Out-Law News 2 min. read
The ruling clarifies that free email newsletters are considered ‘direct marketing’. Photo: Matt Cardy/Getty
05 Dec 2025, 3:33 pm
A new ruling by the EU’s highest court confirms that businesses cannot assume free content sign-ups are always exempt from consent requirements, experts have said.
The recent decision in Inteligo Media SA v ANSPDCP will mean that businesses can no longer automatically assume that free content sign-ups are exempt from consent requirements.
The ruling also offers a significant interpretation of article 13 of the ePrivacy Directive (‘the Directive’) and its interaction with the General Data Protection Regulation (GDPR), ruling that where the ePrivacy Directive addresses the same topic as GDPR, its provisions apply, not those in the GDPR. This contradicts the previously held view that a legal basis under GDPR was always required.
Under article 13(2) of the Directive, a “soft opt-in” option allows a commercial organisation to send direct marketing relating to its products or services by electronic mail to a customer, where the customer’s contact details have been obtained in the context of a sale of a similar product or service, and the customer has not opted out of marketing messages and is clearly granted the opportunity to opt-out in subsequent communications.
The court determined that where a user created a free account on a publisher’s online platform which gave the user a right to receive a daily newsletter by email and access to a certain number of articles on the platform free of charge, coupled with a further right to access additional articles on the platform for a fee, the transmission of the newsletter constituted a use of electronic mail for the purposes of direct marketing of similar products or services within the meaning of article 13(2). The court viewed the newsletter as operating to entice the user to access the paid-for content on the platform by exhausting the number of articles available free of charge.
However, the court’s interpretation of “sale” under article 13(2) introduces complexity for ‘freemium’ and content-driven models. While the soft opt-in exemption may apply where free registration is linked to paid services, purely free offerings likely fall outside its scope.
Andreas Carney said the court’s decision creates both opportunities and risks for businesses. “The court’s ruling focuses on communications based on ‘free’ accounts linked to paid services,” he said. “Organisations operating with this model now have more comfort leveraging the soft opt-in exemption. However, the court highlighted that the exemption is to be narrowly construed – the position is therefore less clear for models that appear ‘wholly’ free.”
The judgment also confirms that ePrivacy rules act as the governing law for unsolicited communications, but that GDPR still governs personal data processing. Breaches – whether a failure by organisations to implement clear consent or create opt-out mechanisms – could trigger enforcement under both regimes, significantly increasing business financial and reputational risk.
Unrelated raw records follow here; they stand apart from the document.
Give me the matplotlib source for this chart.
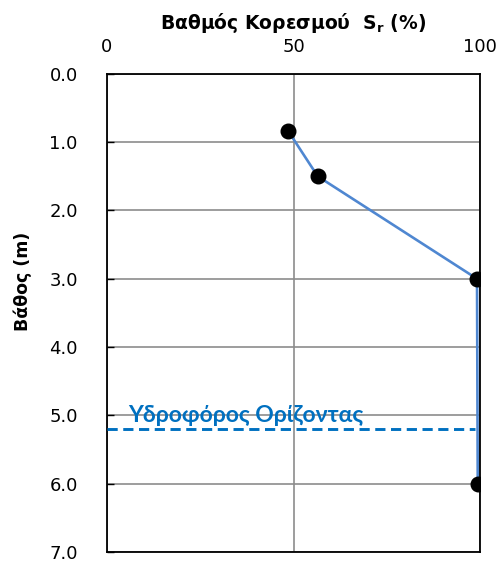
import matplotlib
matplotlib.use("Agg")
import matplotlib.pyplot as plt

plt.rcParams['font.family'] = ['DejaVu Sans']
plt.rcParams['mathtext.fontset'] = 'dejavusans'

# saturation (%) vs depth (m)
saturation = [48.5, 56.5, 99.2, 99.4]
depth = [0.83, 1.5, 3.0, 6.0]

water_table = 5.2
water_label = "Υδροφόρος Ορίζοντας"

x_ticks = [0, 50, 100]
y_ticks = [0, 1, 2, 3, 4, 5, 6, 7]

fig = plt.figure(figsize=(5.0, 5.68), dpi=100)
ax = fig.add_axes([0.214, 0.028, 0.746, 0.842])

ax.plot(saturation, depth, '-', color='#4F87D1', lw=1.9, zorder=3)
ax.plot(saturation, depth, 'o', color='black', ms=10.5, zorder=4)

ax.plot([0, 98.7], [water_table, water_table], color='#0070C0', lw=2.1,
        dashes=(3.5, 1.9), zorder=3)
ax.text(5.6, 5.09, water_label, color='#0070C0', fontsize=16.5,
        fontweight='bold', family=['Lato', 'DejaVu Sans'], va='baseline', zorder=5)

ax.set_xlim(0, 100)
ax.set_ylim(7, 0)
ax.set_xticks(x_ticks)
ax.set_yticks(y_ticks)
ax.set_yticklabels([f"{v:.1f}" for v in y_ticks])
ax.xaxis.tick_top()
ax.xaxis.set_label_position('top')
ax.tick_params(axis='x', length=0, pad=13, labelsize=13)
ax.tick_params(axis='y', direction='in', length=5, width=1, labelsize=13, pad=21)

ax.grid(True, color='#8c8c8c', lw=1.2, zorder=1)
for sp in ax.spines.values():
    sp.set_color('black')
    sp.set_linewidth(1.3)

ax.set_xlabel(r'Βαθμός Κορεσμού  $\mathbf{S_r}$ (%)', fontsize=13.5,
              fontweight='bold', labelpad=6)
ax.set_ylabel('Βάθος (m)', fontsize=12.5, fontweight='bold')
ax.yaxis.set_label_coords(-0.2, 0.567)

fig.savefig('out.png', dpi=100)
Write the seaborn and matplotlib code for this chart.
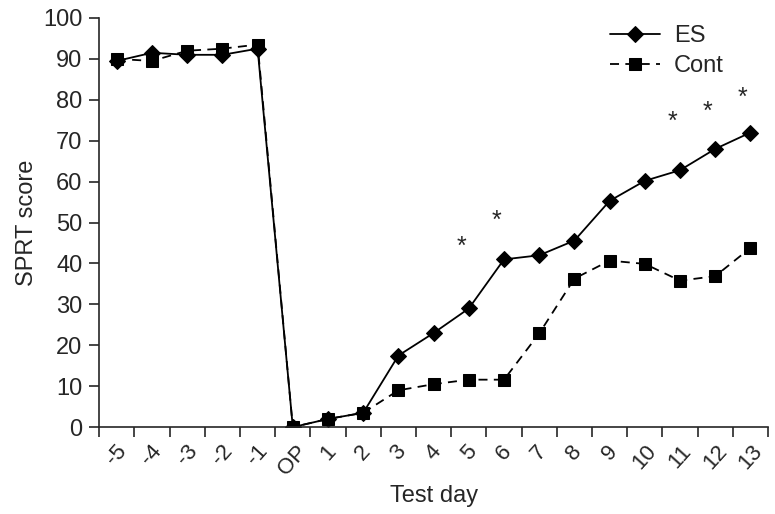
import numpy as np
import pandas as pd
import matplotlib
matplotlib.use("Agg")
import matplotlib.pyplot as plt
import seaborn as sns
from matplotlib.ticker import FixedLocator, FixedFormatter

# data
days = ["-5", "-4", "-3", "-2", "-1", "OP", "1", "2", "3", "4", "5", "6", "7", "8", "9", "10", "11", "12", "13"]
es = [89.5, 91.5, 91, 91, 92.5, 0, 2, 3.5, 17.5, 23, 29, 41, 42, 45.6, 55.3, 60.2, 62.8, 68, 72]
cont = [90, 89.5, 92, 92.5, 93.5, 0, 2, 3.5, 9, 10.5, 11.6, 11.6, 22.9, 36.3, 40.7, 39.9, 35.8, 36.9, 43.8]
sig_days = ["5", "6", "11", "12", "13"]
sig_y = [44, 50.5, 74.5, 77, 80.5]

sns.set_style("ticks")
plt.rcParams["font.family"] = ["Liberation Sans", "DejaVu Sans"]

pos = np.arange(len(days)) + 0.5
df = pd.DataFrame({
    "pos": np.concatenate([pos, pos]),
    "score": es + cont,
    "group": ["ES"] * len(days) + ["Cont"] * len(days),
})

fig = plt.figure(figsize=(7.75, 5.14), dpi=100)
ax = fig.add_axes([0.128, 0.169, 0.863, 0.796])

sns.lineplot(data=df, x="pos", y="score", hue="group", style="group",
             palette={"ES": "black", "Cont": "black"},
             markers={"ES": "D", "Cont": "s"},
             dashes={"ES": "", "Cont": (5, 3.5)},
             markersize=8, linewidth=1.3, markeredgecolor="black", ax=ax)

for d, y in zip(sig_days, sig_y):
    i = days.index(d)
    ax.text(pos[i] - 0.22, y, "*", ha="center", va="center", fontsize=18)

ax.set_xlim(0, len(days))
ax.set_ylim(0, 100)
ax.set_yticks(range(0, 101, 10))
ax.xaxis.set_major_locator(FixedLocator(np.arange(len(days) + 1)))
ax.xaxis.set_major_formatter(FixedFormatter([""] * (len(days) + 1)))
ax.xaxis.set_minor_locator(FixedLocator(pos))
ax.xaxis.set_minor_formatter(FixedFormatter(days))
ax.tick_params(axis="x", which="minor", length=0, labelsize=16, labelrotation=48, pad=10)
ax.tick_params(axis="x", which="major", length=7, width=1.2, direction="out")
ax.tick_params(axis="y", length=7, width=1.2, labelsize=17, pad=5)
for lbl in ax.xaxis.get_minorticklabels():
    lbl.set_ha("center")
    lbl.set_va("top")

ax.set_xlabel("Test day", fontsize=17, labelpad=4)
ax.set_ylabel("SPRT score", fontsize=17, labelpad=4)
sns.despine(ax=ax)
for s in ["left", "bottom"]:
    ax.spines[s].set_linewidth(1.2)

leg = ax.legend(loc="upper left", bbox_to_anchor=(0.732, 1.035), frameon=False,
                fontsize=17, handlelength=2.1, handletextpad=0.6, title=None,
                labelspacing=0.35)

fig.savefig("out.png", dpi=100)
Lauro Fava said the court’s novel interpretation of this issue concluded that where the lawfulness of processing for direct marketing purposes is established under the ePrivacy Directive, a separate legal basis under article 6 GDPR is not needed. “Many have viewed these as separate requirements which needed to be satisfied separately,” he said. “The decision seems to suggest that organisations which rely on the soft opt-in exemption for direct marketing do not need to complete a legitimate interests assessment. Also, could this reasoning be applied to processing carried out by means of cookies and similar technologies, which is also governed by the ePrivacy Directive? Arguably, it should.”
Carney said businesses would need to review and potentially update their existing marketing strategies and consent frameworks in light of the ruling.